A: One effect of the 11 September attacks is that they drew attention to the situation of women in Afghanistan. Before that date, apart from observers of Afghan issues, very few people knew anything about the fate of women there. As Morocco's King Mohammed said, they were prisoners inside the garb they wear. Of course, we can also see 11 September as a response to frustrations caused by unbalanced US policies in the Middle East.
Equality of the sexes is not a Western monopoly. On the contrary, if we dig deep into our cultural sources, we will find that the "feminist" movement, which contested the situation of women and aspired to equality, existed at the time of the Prophet Mohammed. The Koran itself used the words "believers" and "Muslims" in the feminine as well as the masculine in response to contesting women who went to the Prophet and expressed their grievances as women. Those who currently say that equality of the sexes is a Western concept are looking for a pretext to discard women's demands and delay dealing with them indefinitely. Moroccan women's grievances go back a long time but they have become more obvious now.
Q: Do you think the majority of men, or even women, in Morocco support you?

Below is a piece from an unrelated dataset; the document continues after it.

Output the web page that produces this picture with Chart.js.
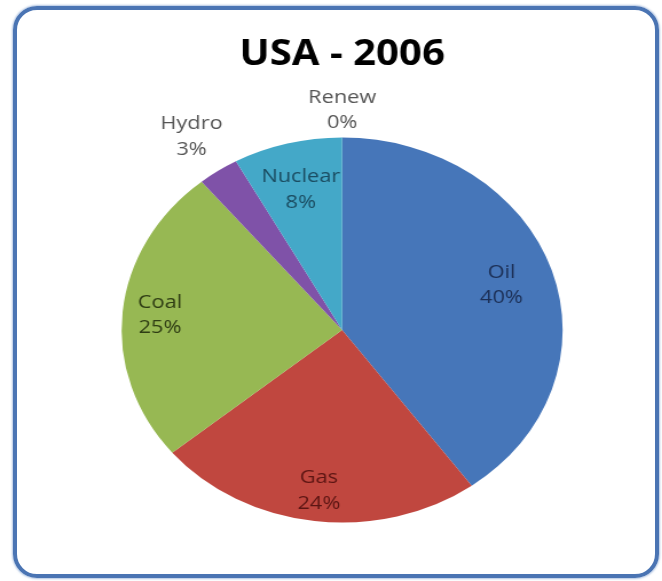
<!DOCTYPE html>
<html>
<head>
<meta charset="utf-8">
<script src="https://cdn.jsdelivr.net/npm/chart.js@4/dist/chart.umd.min.js"></script>
<style>
  html, body { margin: 0; padding: 0; background: #ffffff; }
  body { width: 662px; height: 581px; position: relative; overflow: hidden; }
  #frame {
    position: absolute; left: 13px; top: 6px; width: 646px; height: 572px;
    box-sizing: border-box; border: 4px solid #4a74b3; border-radius: 24px;
    box-shadow: 0 0 2px 1px rgba(120,155,205,0.6);
  }
  #c { position: absolute; left: 0; top: 0; transform: scaleX(1.1454); transform-origin: 0 0; }
</style>
</head>
<body>
<div id="frame"></div>
<canvas id="c" width="578" height="581"></canvas>
<script>
// ---- data ----
const categories = ["Oil", "Gas", "Coal", "Hydro", "Nuclear", "Renew"];
const shares = [40, 24, 25, 3, 8, 0];
const titleText = "USA - 2006";

// ---- styles ----
const sliceColors = ["#4676b9", "#c0473f", "#97b853", "#7f52a8", "#44a8c8", "#f79646"];
const labelColors = ["#1c2f55", "#5c1513", "#2f3d14", "#555555", "#1b4d62", "#555555"];
const labelRadius = [0.76, 0.84, 0.83, 1.215, 0.755, 1.143];

const labelPlugin = {
  id: "sliceLabels",
  afterDatasetsDraw(chart) {
    const ctx = chart.ctx;
    const meta = chart.getDatasetMeta(0);
    const data = chart.data.datasets[0].data;
    const total = data.reduce((a, b) => a + b, 0);
    ctx.save();
    ctx.font = "19px 'Open Sans'";
    ctx.textAlign = "center";
    ctx.textBaseline = "middle";
    meta.data.forEach((arc, i) => {
      const p = arc.getProps(["x", "y", "startAngle", "endAngle", "outerRadius"], true);
      const mid = (p.startAngle + p.endAngle) / 2;
      const r = p.outerRadius * labelRadius[i];
      const cx = p.x + Math.cos(mid) * r;
      const cy = p.y + Math.sin(mid) * r;
      const pct = Math.round(data[i] / total * 100) + "%";
      ctx.fillStyle = labelColors[i];
      ctx.fillText(chart.data.labels[i], cx, cy - 12.5);
      ctx.fillText(pct, cx, cy + 13);
    });
    ctx.restore();
  }
};

new Chart(document.getElementById("c"), {
  type: "pie",
  data: {
    labels: categories,
    datasets: [{
      data: shares,
      backgroundColor: sliceColors,
      borderWidth: 0,
      offset: 0,
      hoverOffset: 0
    }]
  },
  options: {
    responsive: false,
    animation: false,
    events: [],
    layout: { padding: { top: 0, bottom: 58.5, left: 106.2, right: 86.8 } },
    plugins: {
      legend: { display: false },
      tooltip: { enabled: false },
      title: {
        display: true,
        text: titleText,
        color: "#000000",
        font: { family: "'Open Sans'", size: 35, weight: "bold", lineHeight: 1.2 },
        padding: { top: 34, bottom: 61.5 }
      }
    }
  },
  plugins: [labelPlugin]
});
</script>
</body>
</html>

A: I don't think the majority of Moroccan men associate equality of the sexes with the West. I have never had the feeling that 11 September, for example, has provided the majority of Moroccan men with another pretext to shut us up. On the contrary, we feel there is some sort of sympathy today which did we did not sense before, although decision-makers lack political courage to speak out and say women's rights have to be recognized. There is a soft approach by decision-makers to a perceived resistance from ultra-conservative forces in society, as represented by the extremists who are "allergic" to anything that may constitute a project of change in women's situation in Morocco.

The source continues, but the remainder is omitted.